PORT VILA, Vanuatu (Vanuatu Daily Post, April 1, 2014) – The dangers associated with the planned thermal source of energy at Takara are not great.

Over 100 people, many of whom were women, from the region and Emau island, learned of the negligible danger posed by testing of this source of energy, and the worst a power station could mean, at a public meeting at Takara on Saturday.

Chiefs of the area hosted the meeting to move the important development further on, from the land ownership dispute stage to that of discussing the advantages and disadvantages of a geothermal project for Efate's electricity at Takara.

There were - and still are - many questions, but the gathering got answers to many worries. The meeting was effectively the launch of the Environmental Impact Assessment (EIA) which is the very next step.

Brian Phillips of the Geothermal Task Force was present and Albert Williams, Head of the Environment Department, along with Tim Hewatt, Vanuatu representative, and Geoff Ward, the CEO, of Geodynamics Limited.

There is no likelihood of any sort of volcanic disturbance, eruption or lava flow, or any explosion from the energy source. Indeed, hot saline water is the only thing to emerge from the source, and then it goes back down into the ground from which it came. This seemed to be the primary concern, that the energy could be harmful.

Another major fear was the size of the area of land required for the testing, drilling and for the ultimate construction of power plant facilities.

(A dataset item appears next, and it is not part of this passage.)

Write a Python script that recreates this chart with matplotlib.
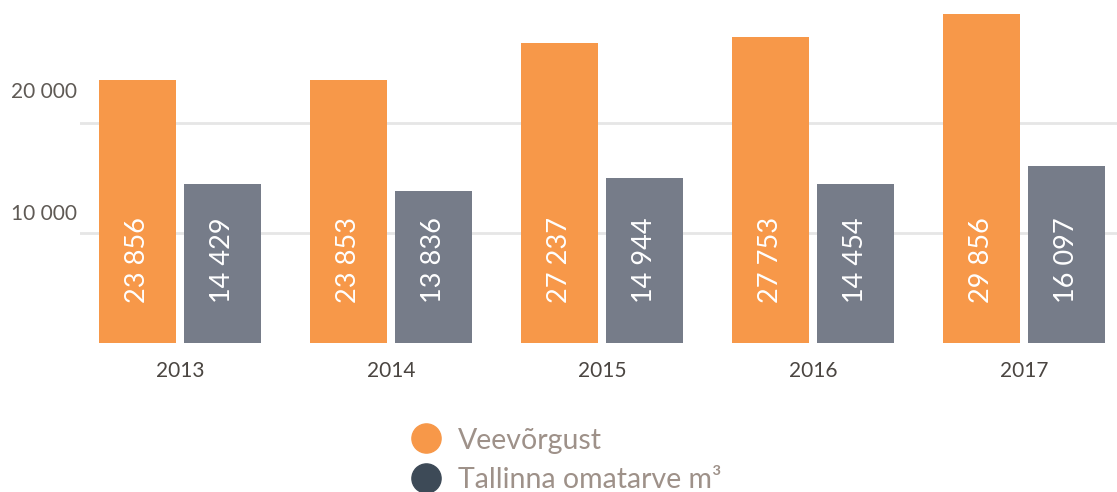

The ultimate power station, the meeting learned from the Geodynamics pair, if all the tests prove the location at Takara as ideal, will still only be small in size, geothermal energy not needing the huge space of the carbon-hungry kinds of electricity generation such as we presently have at Tagabe. And pipes of not huge diameter can deliver the hot water between the source and factory quite easily.

For Albert Williams and Geothermal Task Force leader Brian Phillips, the main purpose of the meeting was to hear all the concerns the community, land owners and residents, might raise. Williams is putting Donna Kalfatak, Efatese scientist, at the disposal of the people of Takara to hear and evaluate any further concerns as the EIA goes ahead. There is limited time for this, but all environmental questions must be raised.

The meeting learned of the sorts of drill-holes needing to be bored for testing and then the means by which sources of geothermal power will be accessed. Drilling will possibly go down to 2,000 metres.

There was discontent expressed by some, especially as regards the signatories to the agreement which allows the environmental and social impact study to proceed. Custom ownership thereby raised its possibly disrupting character.

The EIA, to be conducted by professionals in a company called SLR, will be concerned with existing marine and land-based life - the animals and plants including natongtong - and the areas of garden land used by people for their livelihoods. Already there has been considerable study undertaken, and specialised mapping, and this will increase with the EIA, to which the government is committed.

Then it is hoped by those at Saturday's meeting that the entire population, custom owners and non, will come back to approve the EIA to enable work to begin. It can only win with the approval of the community.

Saturday's meeting at Takara was a precursor of the kind that can now be expected under the new lands legislation: the entire community was invited to be present. There was a large presence of women (nearly a quarter of the gathering). Those who disagreed with aspects of the project were present along with those who want it to proceed. Comments were invited from everyone. It was indeed a community consultation, and no ministers or politicians were present.